Tuesday, November 19, 2013

Avatardy

I caught the last four episodes of season two of "The Legend of Korra" over the weekend. The finale to Book Two: Spirit was pretty indicative of the series to date: crazed, disjointed, rushed, yet flavored with ridiculous amounts of awesome.

Book Two has covered Korra's journey to discover the spiritual side of the Avatar and the Avatar's role as the bridge between the human (material) world and the spirit world. It's also been an insane branching of side plots, some of which are ridiculous and all tie together only under the most contrived of circumstances.

This season's writing has been reflective of "Book One: Air" in weird jumps in story, a lack of narrative flow, and contrived as well as random character personality shifts to accommodate plot elements that are largely unnecessary to the main story.
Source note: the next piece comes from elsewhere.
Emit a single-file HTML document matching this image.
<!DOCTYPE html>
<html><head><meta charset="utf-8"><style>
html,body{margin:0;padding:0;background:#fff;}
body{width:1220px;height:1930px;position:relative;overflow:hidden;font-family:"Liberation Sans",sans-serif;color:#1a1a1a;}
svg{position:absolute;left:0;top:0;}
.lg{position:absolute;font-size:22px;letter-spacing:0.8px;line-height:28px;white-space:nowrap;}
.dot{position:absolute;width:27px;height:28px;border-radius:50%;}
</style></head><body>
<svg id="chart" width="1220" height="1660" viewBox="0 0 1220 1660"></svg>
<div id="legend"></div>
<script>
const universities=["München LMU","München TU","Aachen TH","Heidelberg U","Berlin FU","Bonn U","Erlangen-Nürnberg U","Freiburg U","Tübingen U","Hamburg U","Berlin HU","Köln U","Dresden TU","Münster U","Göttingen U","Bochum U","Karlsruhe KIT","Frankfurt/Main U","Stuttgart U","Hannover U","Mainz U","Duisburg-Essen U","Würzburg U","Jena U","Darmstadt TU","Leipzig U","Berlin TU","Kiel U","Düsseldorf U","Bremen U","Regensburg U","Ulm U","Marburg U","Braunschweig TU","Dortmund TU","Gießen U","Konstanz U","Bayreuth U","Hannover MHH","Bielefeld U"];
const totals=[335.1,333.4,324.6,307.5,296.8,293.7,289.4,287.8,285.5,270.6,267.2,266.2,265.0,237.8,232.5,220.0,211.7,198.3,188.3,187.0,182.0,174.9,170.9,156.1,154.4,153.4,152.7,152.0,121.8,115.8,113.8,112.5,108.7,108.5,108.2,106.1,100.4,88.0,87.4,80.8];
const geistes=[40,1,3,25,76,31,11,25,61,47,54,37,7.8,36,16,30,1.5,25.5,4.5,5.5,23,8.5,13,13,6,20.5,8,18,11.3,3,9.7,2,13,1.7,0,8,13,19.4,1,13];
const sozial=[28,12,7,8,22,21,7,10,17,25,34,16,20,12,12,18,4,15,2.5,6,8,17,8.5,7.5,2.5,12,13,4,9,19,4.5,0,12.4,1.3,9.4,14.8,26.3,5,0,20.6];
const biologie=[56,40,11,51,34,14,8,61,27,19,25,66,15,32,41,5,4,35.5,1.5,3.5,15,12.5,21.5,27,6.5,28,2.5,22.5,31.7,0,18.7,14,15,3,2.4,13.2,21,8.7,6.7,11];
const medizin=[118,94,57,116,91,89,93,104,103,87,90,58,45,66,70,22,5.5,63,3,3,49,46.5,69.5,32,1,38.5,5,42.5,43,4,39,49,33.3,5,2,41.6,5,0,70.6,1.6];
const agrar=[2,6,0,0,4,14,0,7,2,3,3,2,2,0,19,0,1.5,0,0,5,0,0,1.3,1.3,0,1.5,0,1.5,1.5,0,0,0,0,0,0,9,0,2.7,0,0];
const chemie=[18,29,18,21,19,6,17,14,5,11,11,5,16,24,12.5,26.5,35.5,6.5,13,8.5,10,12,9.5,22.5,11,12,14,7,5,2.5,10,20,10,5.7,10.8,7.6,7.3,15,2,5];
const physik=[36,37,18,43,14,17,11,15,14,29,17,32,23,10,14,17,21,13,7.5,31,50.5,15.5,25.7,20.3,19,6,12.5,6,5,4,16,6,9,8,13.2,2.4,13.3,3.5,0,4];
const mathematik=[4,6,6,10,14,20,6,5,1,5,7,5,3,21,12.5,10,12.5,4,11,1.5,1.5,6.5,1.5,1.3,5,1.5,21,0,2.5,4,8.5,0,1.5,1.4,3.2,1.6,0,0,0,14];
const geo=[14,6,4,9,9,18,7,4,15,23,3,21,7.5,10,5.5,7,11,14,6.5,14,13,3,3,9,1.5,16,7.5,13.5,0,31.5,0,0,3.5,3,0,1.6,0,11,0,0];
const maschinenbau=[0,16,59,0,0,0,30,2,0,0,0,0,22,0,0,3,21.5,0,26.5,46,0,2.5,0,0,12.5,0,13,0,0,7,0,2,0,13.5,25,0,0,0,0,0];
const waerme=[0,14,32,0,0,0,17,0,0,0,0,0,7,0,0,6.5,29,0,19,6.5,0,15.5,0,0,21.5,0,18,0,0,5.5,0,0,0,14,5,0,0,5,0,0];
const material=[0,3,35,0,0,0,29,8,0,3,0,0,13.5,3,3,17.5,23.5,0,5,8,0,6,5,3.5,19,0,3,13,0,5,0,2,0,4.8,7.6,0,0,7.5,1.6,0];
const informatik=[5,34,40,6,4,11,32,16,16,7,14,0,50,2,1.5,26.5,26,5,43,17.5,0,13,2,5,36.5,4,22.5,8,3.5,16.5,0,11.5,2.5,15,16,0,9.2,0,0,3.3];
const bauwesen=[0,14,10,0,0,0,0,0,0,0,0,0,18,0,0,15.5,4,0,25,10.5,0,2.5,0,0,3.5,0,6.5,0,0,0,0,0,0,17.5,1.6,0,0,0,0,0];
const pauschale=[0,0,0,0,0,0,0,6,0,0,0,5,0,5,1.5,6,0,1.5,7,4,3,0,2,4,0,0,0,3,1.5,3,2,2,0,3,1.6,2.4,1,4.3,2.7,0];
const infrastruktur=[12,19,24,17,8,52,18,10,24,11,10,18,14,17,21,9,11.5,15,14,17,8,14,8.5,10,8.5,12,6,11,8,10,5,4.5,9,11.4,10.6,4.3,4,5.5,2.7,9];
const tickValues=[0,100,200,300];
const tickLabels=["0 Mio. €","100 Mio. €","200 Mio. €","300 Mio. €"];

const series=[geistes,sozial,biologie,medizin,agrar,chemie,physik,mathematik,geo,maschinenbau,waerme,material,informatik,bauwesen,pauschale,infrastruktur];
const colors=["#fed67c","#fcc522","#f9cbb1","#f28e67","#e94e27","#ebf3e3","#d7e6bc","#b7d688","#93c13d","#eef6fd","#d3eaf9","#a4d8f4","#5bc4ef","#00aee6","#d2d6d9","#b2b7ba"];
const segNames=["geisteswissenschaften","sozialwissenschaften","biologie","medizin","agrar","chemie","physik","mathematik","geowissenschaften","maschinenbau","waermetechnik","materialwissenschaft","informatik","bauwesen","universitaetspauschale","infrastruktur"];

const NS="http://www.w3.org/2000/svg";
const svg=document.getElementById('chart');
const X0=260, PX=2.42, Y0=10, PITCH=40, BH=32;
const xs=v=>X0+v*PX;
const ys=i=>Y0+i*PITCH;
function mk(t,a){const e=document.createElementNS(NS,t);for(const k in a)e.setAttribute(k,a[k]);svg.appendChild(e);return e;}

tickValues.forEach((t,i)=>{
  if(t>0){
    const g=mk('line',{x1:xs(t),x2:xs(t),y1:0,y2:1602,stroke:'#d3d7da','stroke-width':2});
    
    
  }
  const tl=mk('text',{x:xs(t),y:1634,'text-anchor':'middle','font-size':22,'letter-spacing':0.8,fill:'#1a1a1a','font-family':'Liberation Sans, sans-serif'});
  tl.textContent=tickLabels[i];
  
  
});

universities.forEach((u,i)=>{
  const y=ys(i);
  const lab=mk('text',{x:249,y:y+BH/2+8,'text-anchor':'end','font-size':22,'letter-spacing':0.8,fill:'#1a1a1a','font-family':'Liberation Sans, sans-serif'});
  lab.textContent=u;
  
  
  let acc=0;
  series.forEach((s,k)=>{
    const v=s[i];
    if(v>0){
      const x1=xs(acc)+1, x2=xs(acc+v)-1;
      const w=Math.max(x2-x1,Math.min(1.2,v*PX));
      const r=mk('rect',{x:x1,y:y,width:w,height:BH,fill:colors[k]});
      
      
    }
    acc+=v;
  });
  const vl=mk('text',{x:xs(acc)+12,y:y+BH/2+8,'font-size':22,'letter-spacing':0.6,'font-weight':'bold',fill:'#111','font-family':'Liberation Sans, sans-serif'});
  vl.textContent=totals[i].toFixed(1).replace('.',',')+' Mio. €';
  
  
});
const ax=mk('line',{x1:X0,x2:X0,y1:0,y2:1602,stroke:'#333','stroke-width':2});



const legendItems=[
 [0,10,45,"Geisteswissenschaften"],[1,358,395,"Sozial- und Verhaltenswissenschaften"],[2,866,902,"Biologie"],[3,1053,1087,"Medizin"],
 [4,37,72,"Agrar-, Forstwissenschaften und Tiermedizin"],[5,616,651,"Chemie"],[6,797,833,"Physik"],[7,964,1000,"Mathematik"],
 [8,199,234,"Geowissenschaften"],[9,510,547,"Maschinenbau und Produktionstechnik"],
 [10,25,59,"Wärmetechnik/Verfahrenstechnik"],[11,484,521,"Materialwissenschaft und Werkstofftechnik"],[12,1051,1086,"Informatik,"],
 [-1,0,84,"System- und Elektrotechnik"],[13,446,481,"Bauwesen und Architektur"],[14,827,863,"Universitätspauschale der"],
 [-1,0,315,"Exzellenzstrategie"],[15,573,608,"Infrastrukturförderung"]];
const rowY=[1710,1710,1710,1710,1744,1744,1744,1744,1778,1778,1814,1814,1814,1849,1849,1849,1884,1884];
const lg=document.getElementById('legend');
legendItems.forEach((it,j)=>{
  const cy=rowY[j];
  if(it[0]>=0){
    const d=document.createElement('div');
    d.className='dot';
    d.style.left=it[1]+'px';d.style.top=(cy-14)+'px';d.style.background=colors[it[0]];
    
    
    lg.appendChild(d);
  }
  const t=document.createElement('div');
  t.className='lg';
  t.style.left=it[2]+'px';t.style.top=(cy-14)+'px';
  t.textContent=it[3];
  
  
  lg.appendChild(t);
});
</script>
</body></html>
It's also explored the world of Avatar (The Last Airbender, not the ridiculous James Cameron world) in unexpected and awesome ways. We've seen the origins of the Avatar and how the Avatar came into being. We've had a chance to see the pre-Avatar world in all its delightful weirdness, making me wonder what it was like before events took place allowing spirits to spill into the world.
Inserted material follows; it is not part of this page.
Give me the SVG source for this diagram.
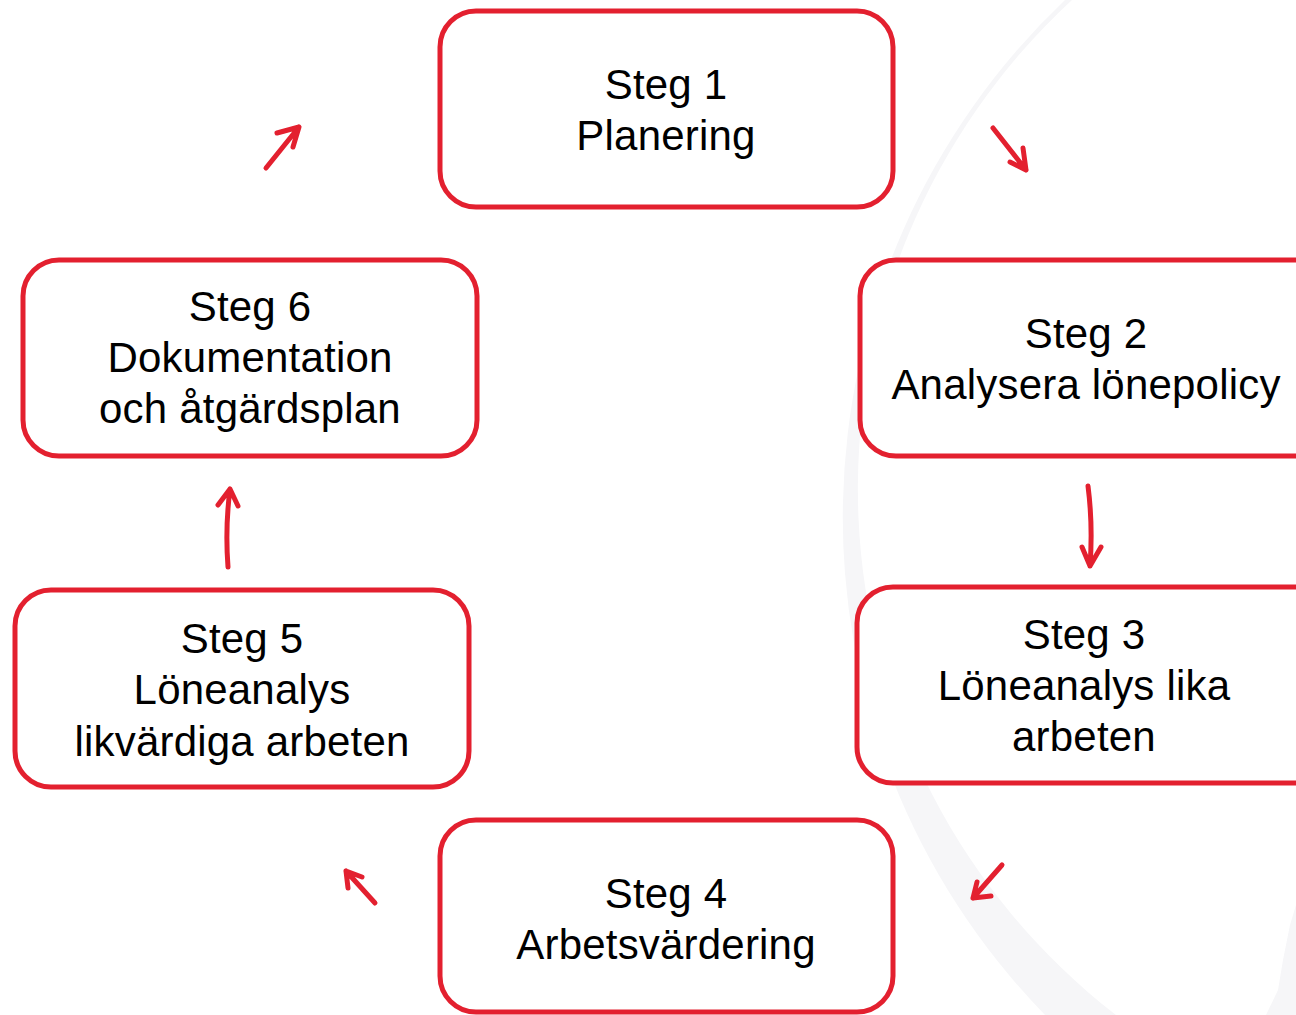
<svg xmlns="http://www.w3.org/2000/svg" width="1296" height="1015" viewBox="0 0 1296 1015">
<style>
.box{fill:#ffffff;stroke:#e3202f;stroke-width:5}
.lbl{font-family:"Liberation Sans",Arial,sans-serif;font-size:42px;letter-spacing:0.2px;fill:#000000;text-anchor:middle}
.arr{fill:none;stroke:#e3202f;stroke-width:5;stroke-linecap:round;stroke-linejoin:round}
.bg{fill:#f6f6f8}
</style>
<rect width="1296" height="1015" fill="#ffffff"/>
<g id="background">
<path class="bg" d="M1065,0 A713.4,713.4 0 0 0 1045,1015 L1116,1015 A665.2,665.2 0 0 1 1072,0 Z"/>
<path class="bg" d="M1296,905 L1290,925 L1283,960 L1278,990 L1266,1015 L1296,1015 Z"/>
</g>
<g id="connectors">
<path class="arr" d="M266,168 L299,127 M277,133 L299,127 L293,147"/>
<path class="arr" d="M993,128 L1026,170 M1023,148 L1026,170 L1010,162"/>
<path class="arr" d="M1088,486 Q1093,525 1090,566 M1082,547 L1090,566 L1101,547"/>
<path class="arr" d="M1002,865 L973,898 M977,882 L973,898 L991,896"/>
<path class="arr" d="M375,903 L346,871 M348,888 L346,871 L362,877"/>
<path class="arr" d="M228,567 Q225,528 230,489 M218,505 L230,489 L238,506"/>
</g>
<g id="step1">
<rect class="box" x="440" y="11" width="453" height="196" rx="36"/>
<text class="lbl" x="666" y="99">Steg 1</text>
<text class="lbl" x="666" y="150">Planering</text>
</g>
<g id="step2">
<rect class="box" x="860" y="260" width="480" height="196" rx="36"/>
<text class="lbl" x="1086" y="348">Steg 2</text>
<text class="lbl" x="1086" y="399">Analysera lönepolicy</text>
</g>
<g id="step3">
<rect class="box" x="857" y="587" width="480" height="196" rx="36"/>
<text class="lbl" x="1084" y="649">Steg 3</text>
<text class="lbl" x="1084" y="700">Löneanalys lika</text>
<text class="lbl" x="1084" y="751">arbeten</text>
</g>
<g id="step4">
<rect class="box" x="440" y="820" width="453" height="192" rx="36"/>
<text class="lbl" x="666" y="908">Steg 4</text>
<text class="lbl" x="666" y="959">Arbetsvärdering</text>
</g>
<g id="step5">
<rect class="box" x="15" y="590" width="454" height="197" rx="36"/>
<text class="lbl" x="242" y="653">Steg 5</text>
<text class="lbl" x="242" y="704">Löneanalys</text>
<text class="lbl" x="242" y="756">likvärdiga arbeten</text>
</g>
<g id="step6">
<rect class="box" x="23" y="260" width="454" height="196" rx="36"/>
<text class="lbl" x="250" y="321">Steg 6</text>
<text class="lbl" x="250" y="372">Dokumentation</text>
<text class="lbl" x="250" y="423">och åtgärdsplan</text>
</g>
</svg>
We've also gotten to see Korra follow her own unique take on being the Avatar. In the first "Book", I admit I was a fan of the character of Korra. She was headstrong and took no shit from anyone. She was willing to throw down and face threats. She lacked any real sense of spirituality, but that was okay. By the end of "Book One", she was a full-realized Avatar and had her shit together.

Book Two seemed to erase all of that and take us to an immature, ridiculous Korra who seemed almost a cardboard cutout for half of the season and never really seemed to command the narrative at any point. She was always overshadowed by the villain as well as Tenzin and his kids. Hell, even the side characters of Mako and Bolin seemed to have more of their crap together and overshadow her narrative with their own ridiculous subplots.

The only character who seemed more sidelined in this "Book" was the character of Asami, who never really seemed to accomplish anything in the story.

Hell, Tenzin's kids got some of the more interesting stories and those just came from absolutely nowhere.

It remains an interesting series, but I really wish they'd take the crack pipes away from the writing team for a while. Of course, given the last finale, I have no idea if there will be more of the series. I guess time will tell.